Monday, March 28, 2022

Turning 21

I turned 21 on April 6, 1989. I have very few memories of this day but I know that I was a junior in college, and that I definitely had dinner at Holmes and Watson in downtown Troy. My favorite meal there was a patty melt with french fries. Of course, now that I was 21, I would be able to wash it down with a nice cold beer.

Holmes and Watson had a feature where you could start a World Tour of Beers. You would ask the bartender for a World Tour card, which was a long rectangular card listing all the beers available on tap and bottle. The bartender put your name on the card, and your Tour began. You had one calendar year to drink 50 beers off the card (there were up to 80 beers from many countries). I knew people who completed multiple Tours and I aspired to be like them.

The Tour cards were stored in a wooden box with dividers for letters, and people who were serious about the Tour would fish their card out when they entered the restaurant. After you ordered a beer off the card, the bartender would punch a hole next to that beer's listing on the card.  Finishing the Tour rewards you with a tee-shirt, a mug and a hat. I'm proud that I finished my Tour before the year ended.
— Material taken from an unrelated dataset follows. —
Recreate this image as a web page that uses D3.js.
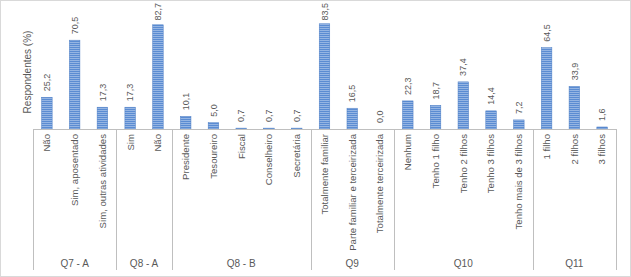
<!DOCTYPE html>
<html><head><meta charset="utf-8">
<script src="https://cdn.jsdelivr.net/npm/d3@7"></script>
<style>body{margin:0;background:#fff}svg{display:block}</style>
</head><body>
<svg id="c" width="631" height="277"></svg>
<script>
const groups = ["Q7 - A","Q8 - A","Q8 - B","Q9","Q10","Q11"];
const categories = [
  ["Não","Sim, aposentado","Sim, outras atividades"],
  ["Sim","Não"],
  ["Presidente","Tesoureiro","Fiscal","Conselheiro","Secretária"],
  ["Totalmente familiar","Parte familiar e terceirizada","Totalmente terceirizada"],
  ["Nenhum","Tenho 1 filho","Tenho 2 filhos","Tenho 3 filhos","Tenho mais de 3 filhos"],
  ["1 filho","2 filhos","3 filhos"]
];
const values = [
  [25.2,70.5,17.3],
  [17.3,82.7],
  [10.1,5.0,0.7,0.7,0.7],
  [83.5,16.5,0.0],
  [22.3,18.7,37.4,14.4,7.2],
  [64.5,33.9,1.6]
];
const svg = d3.select("#c");
const defs = svg.append("defs");
const pat = defs.append("pattern").attr("id","stripes").attr("patternUnits","userSpaceOnUse")
  .attr("width",4).attr("height",2);
pat.append("rect").attr("width",4).attr("height",2).attr("fill","#5b8cd2");
pat.append("rect").attr("width",4).attr("height",0.8).attr("fill","#a3c0e8");

svg.append("rect").attr("x",0.5).attr("y",0.5).attr("width",630).attr("height",276)
  .attr("fill","none").attr("stroke","#d9d9d9");

const flat = [];
groups.forEach((g,gi)=>categories[gi].forEach((c,ci)=>flat.push({g:gi,c,v:values[gi][ci],id:gi+"_"+ci})));
const x0 = 33, x1 = 616, base = 129;
const x = d3.scaleBand().domain(flat.map(d=>d.id)).range([x0,x1]).paddingInner(0.62).paddingOuter(0.31);
const y = d3.scaleLinear().domain([0,100]).range([base,3]);
const step = x.step();
const grey = "#595959";
const narrow = "'Liberation Sans Narrow','Liberation Sans',Arial,sans-serif";

svg.selectAll("rect.bar").data(flat).join("rect").attr("class","bar")
  .attr("x",d=>x(d.id)).attr("width",x.bandwidth())
  .attr("y",d=>y(d.v)).attr("height",d=>base-y(d.v))
  .attr("fill","url(#stripes)").attr("stroke","#4a7cc4").attr("stroke-width",0.5);

svg.selectAll("text.val").data(flat).join("text").attr("class","val")
  .attr("dy","0.35em").attr("font-family","'Liberation Sans',Arial,sans-serif")
  .attr("font-size",9).attr("fill",grey).text(d=>d3.format(".1f")(d.v).replace(".",","))
  .attr("transform",function(d){
    const w = this.getComputedTextLength();
    let b = y(d.v)-6;
    if (b - w < 3) b = 3 + w;
    return `translate(${x(d.id)+x.bandwidth()/2},${b}) rotate(-90)`;
  });

svg.selectAll("text.cat").data(flat).join("text").attr("class","cat")
  .attr("transform",d=>`translate(${x(d.id)+x.bandwidth()/2},134) rotate(-90)`)
  .attr("text-anchor","end").attr("dy","0.35em").attr("font-family",narrow)
  .attr("font-size",9.6).attr("fill",grey).text(d=>d.c);

svg.append("line").attr("x1",x0).attr("x2",x1).attr("y1",base+0.5).attr("y2",base+0.5)
  .attr("stroke","#bfbfbf");
let idx = 0;
const bounds = [x0];
groups.forEach((g,gi)=>{ idx += categories[gi].length; bounds.push(x0 + idx*step); });
svg.selectAll("line.sep").data(bounds).join("line").attr("class","sep")
  .attr("x1",d=>Math.round(d)+0.5).attr("x2",d=>Math.round(d)+0.5).attr("y1",base).attr("y2",270)
  .attr("stroke","#bfbfbf");
svg.selectAll("text.grp").data(groups).join("text").attr("class","grp")
  .attr("x",(d,i)=>(bounds[i]+bounds[i+1])/2).attr("y",267)
  .attr("text-anchor","middle").attr("font-family",narrow).attr("font-size",10)
  .attr("fill",grey).text(d=>d);

svg.append("text").attr("transform","translate(27,72) rotate(-90)")
  .attr("text-anchor","middle").attr("dy","0.35em").attr("font-family",narrow)
  .attr("font-size",10).attr("fill",grey).text("Respondentes (%)");
</script>
</body></html>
I'm pretty certain that I would have had this 21st birthday dinner with Dean Kehoe, a classmate from Massachusetts who indulged my humor and my poor attitude towards school at that time. I relished the opportunity to drink legally, and he and I were regulars at Sutters, a nearby bar that was famous for Thursday night wings, a loud juke box, and cheap beer by the pitcher.

Turning 21 is supposed to be the start of adulthood, but I admit that I had a rocky start. I was unhappy in school, and I wanted to tranquilize my anxious state. I wanted to make changes. I wanted to start over. I felt a lot of pressure, but when I look back, it was all self-imposed and self-inflicted. It took a while to gain my bearings and to take the reigns of my adult life.

There's a lot the 53-year old me would have told the 21-year old me. I'm not certain I would have listened back then, but I'm listening now.